I have tried my best to explain my question.
Suppose M is n dimensional smooth manifold and $\xi$ is a smooth hyperplane field define on it. In addition, M has two 1-form define on it, $\alpha_1$ and $\alpha_2$ such that kernel($\alpha_1$)=kernel($\alpha_2$)= $\xi$.

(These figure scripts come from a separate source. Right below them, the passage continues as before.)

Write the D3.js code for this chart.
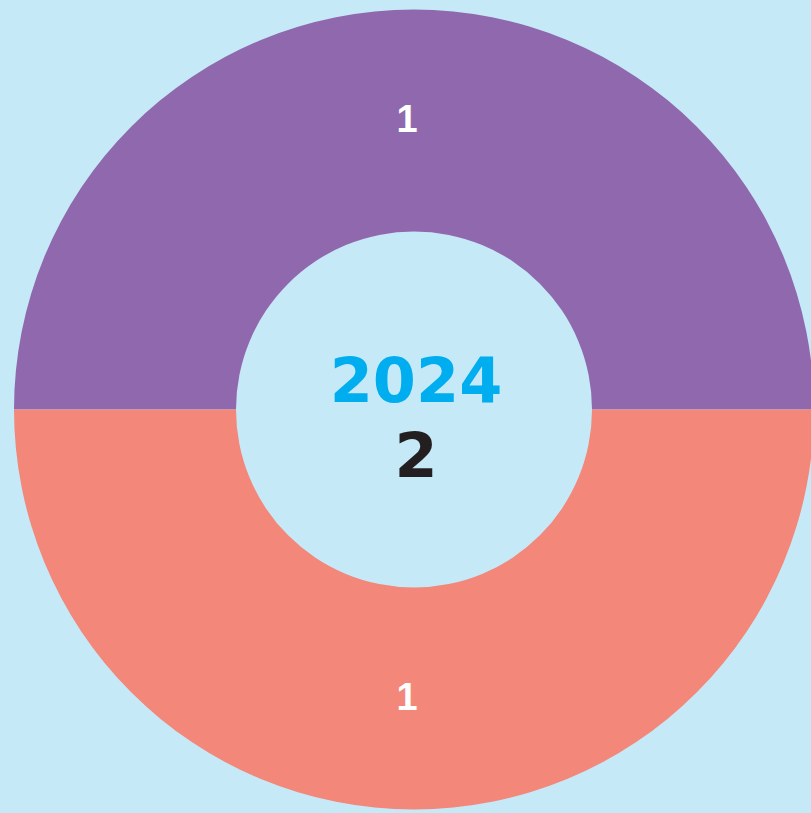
<!DOCTYPE html>
<html><head><meta charset="utf-8">
<script src="https://cdn.jsdelivr.net/npm/d3@7"></script>
<style>html,body{margin:0;padding:0;background:#C6E9F8;overflow:hidden}</style>
</head><body>
<svg id="chart" width="811" height="813"></svg>
<script>
const categories = ["A", "B"];
const values = [1, 1];
const colors = ["#9068AD", "#F3877A"];
const centerYear = "2024";
const centerTotal = "2";

const svg = d3.select("#chart");
svg.append("rect").attr("width", 811).attr("height", 813).attr("fill", "#C6E9F8");
const cx = 414, cy = 409.5, outerR = 400, innerR = 178;
const g = svg.append("g").attr("transform", `translate(${cx},${cy})`);

const pie = d3.pie().sort(null).value(d => d.v)
  .startAngle(-Math.PI / 2).endAngle(3 * Math.PI / 2);
const data = pie(categories.map((c, i) => ({ c, v: values[i] })));
const arc = d3.arc().innerRadius(innerR).outerRadius(outerR);
const color = d3.scaleOrdinal().domain(categories).range(colors);

g.selectAll("path").data(data).join("path")
  .attr("d", arc).attr("fill", d => color(d.data.c));

g.selectAll("text.lbl").data(data).join("text").attr("class", "lbl")
  .attr("transform", d => { const [x, y] = arc.centroid(d); return `translate(${x - 7},${y + 11})`; })
  .attr("text-anchor", "middle")
  .attr("font-family", "Liberation Sans, Arial, sans-serif").attr("font-weight", "bold")
  .attr("font-size", 38).attr("fill", "#ffffff")
  .text(d => d.data.v);

g.append("text").attr("x", 2).attr("y", -7.5)
  .attr("text-anchor", "middle").attr("font-family", "DejaVu Sans")
  .attr("font-weight", "bold").attr("font-size", 62).attr("fill", "#00AEEF")
  .text(centerYear);
g.append("text").attr("x", 2).attr("y", 67.5)
  .attr("text-anchor", "middle").attr("font-family", "DejaVu Sans")
  .attr("font-weight", "bold").attr("font-size", 62).attr("fill", "#231F20")
  .text(centerTotal);
</script>
</body></html>
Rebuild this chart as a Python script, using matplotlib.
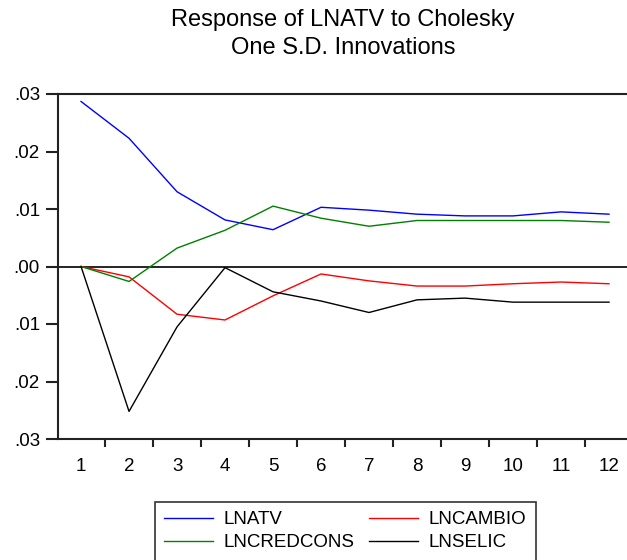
import matplotlib
matplotlib.use('Agg')
import matplotlib.pyplot as plt

# datos
periodos = list(range(1, 13))
lnatv = [0.0287, 0.0223, 0.0130, 0.0081, 0.0064, 0.0103, 0.0098, 0.0091, 0.0088, 0.0088, 0.0095, 0.0091]
lncambio = [0.0, -0.0018, -0.0083, -0.0093, -0.0051, -0.0013, -0.0025, -0.0034, -0.0034, -0.0030, -0.0027, -0.0030]
lncredcons = [0.0, -0.0026, 0.0032, 0.0063, 0.0105, 0.0084, 0.0070, 0.0080, 0.0080, 0.0080, 0.0080, 0.0077]
lnselic = [0.0, -0.0252, -0.0105, -0.0002, -0.0044, -0.0060, -0.0080, -0.0058, -0.0055, -0.0062, -0.0062, -0.0062]
y_ticks = [-0.03, -0.02, -0.01, 0.0, 0.01, 0.02, 0.03]
y_labels = ['.03', '.02', '.01', '.00', '.01', '.02', '.03']

plt.rcParams['font.family'] = ['Liberation Sans', 'DejaVu Sans']

fig = plt.figure(figsize=(6.27, 5.6), dpi=100)
ax = fig.add_axes([58 / 627, 1 - 439 / 560, 1 - 58 / 627, (439 - 94) / 560])

ax.axhline(0, color='black', linewidth=1.2)
l1, = ax.plot(periodos, lnatv, color='#0000ff', linewidth=1.0, label='LNATV')
l2, = ax.plot(periodos, lncambio, color='#ff0000', linewidth=1.0, label='LNCAMBIO')
l3, = ax.plot(periodos, lncredcons, color='#008000', linewidth=1.0, label='LNCREDCONS')
l4, = ax.plot(periodos, lnselic, color='black', linewidth=1.0, label='LNSELIC')

ax.set_xlim(0.52, 12.375)
ax.set_ylim(-0.03, 0.03)

# ejes estilo eviews
ax.set_xticks([p + 0.5 for p in periodos[:-1]])
ax.set_xticklabels([])
ax.set_xticks(periodos, minor=True)
ax.set_xticklabels([str(p) for p in periodos], minor=True, fontsize=13.5)
ax.tick_params(axis='x', which='major', direction='out', length=6, width=1.5, color='#222222')
ax.tick_params(axis='x', which='minor', length=0, pad=14)
ax.set_yticks(y_ticks)
ax.set_yticklabels(y_labels, fontsize=13.5)
ax.tick_params(axis='y', direction='out', length=9, width=1.5, color='#222222', pad=4)

for lado in ['left', 'top', 'bottom']:
    ax.spines[lado].set_linewidth(1.5)
    ax.spines[lado].set_color('#222222')
ax.spines['right'].set_visible(False)

fig.text(343 / 627, 1 - 20 / 560, 'Response of LNATV to Cholesky', ha='center', va='center', fontsize=17)
fig.text(343 / 627, 1 - 48 / 560, 'One S.D. Innovations', ha='center', va='center', fontsize=17)

leg = fig.legend([l1, l3, l2, l4], ['LNATV', 'LNCREDCONS', 'LNCAMBIO', 'LNSELIC'],
                 ncol=2, loc='upper left', bbox_to_anchor=(155 / 627, 1 - 502 / 560),
                 borderaxespad=0, fontsize=13.5, fancybox=False, frameon=True,
                 handlelength=2.6, handletextpad=0.55, columnspacing=0.8,
                 labelspacing=0.3, borderpad=0.5)
leg.get_frame().set_edgecolor('black')
leg.get_frame().set_linewidth(1.2)

plt.savefig('out.png', dpi=100)
plt.close()
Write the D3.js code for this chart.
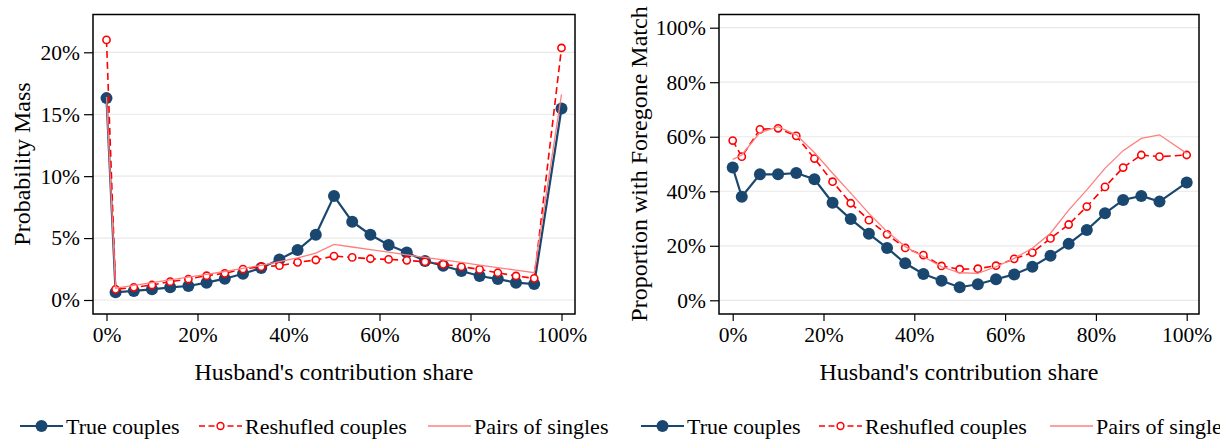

Since $\xi$ can also be thought as smooth subbundle of the smooth tangent bundle, we can (pointwise) factor the tangent bundle $TM = \xi \oplus \xi^{\bot}$. Therefore, these 1-form has action (effective) on the 1-dimensional bundle $\xi^{\bot}$. At a point $p \in M$ one can associate a real values depending on $p$ such that ${\alpha_1}_p = \lambda(p) {\alpha_2}_p$ and since p is arbitrary choosen. We define a non-zero real valued function $\lambda: M \to \mathbb{R}-\{0\}$.
Now I dont know, how to prove that this function $\lambda$ is smooth.
You can find a section $X$ of $\xi^{\perp}$ on an open subset which contains $U$. The function $f_i(x)=\alpha_i(X(x))$ is differentiable and not zero ${{f_1}\over{f_2}}$ is differentiable.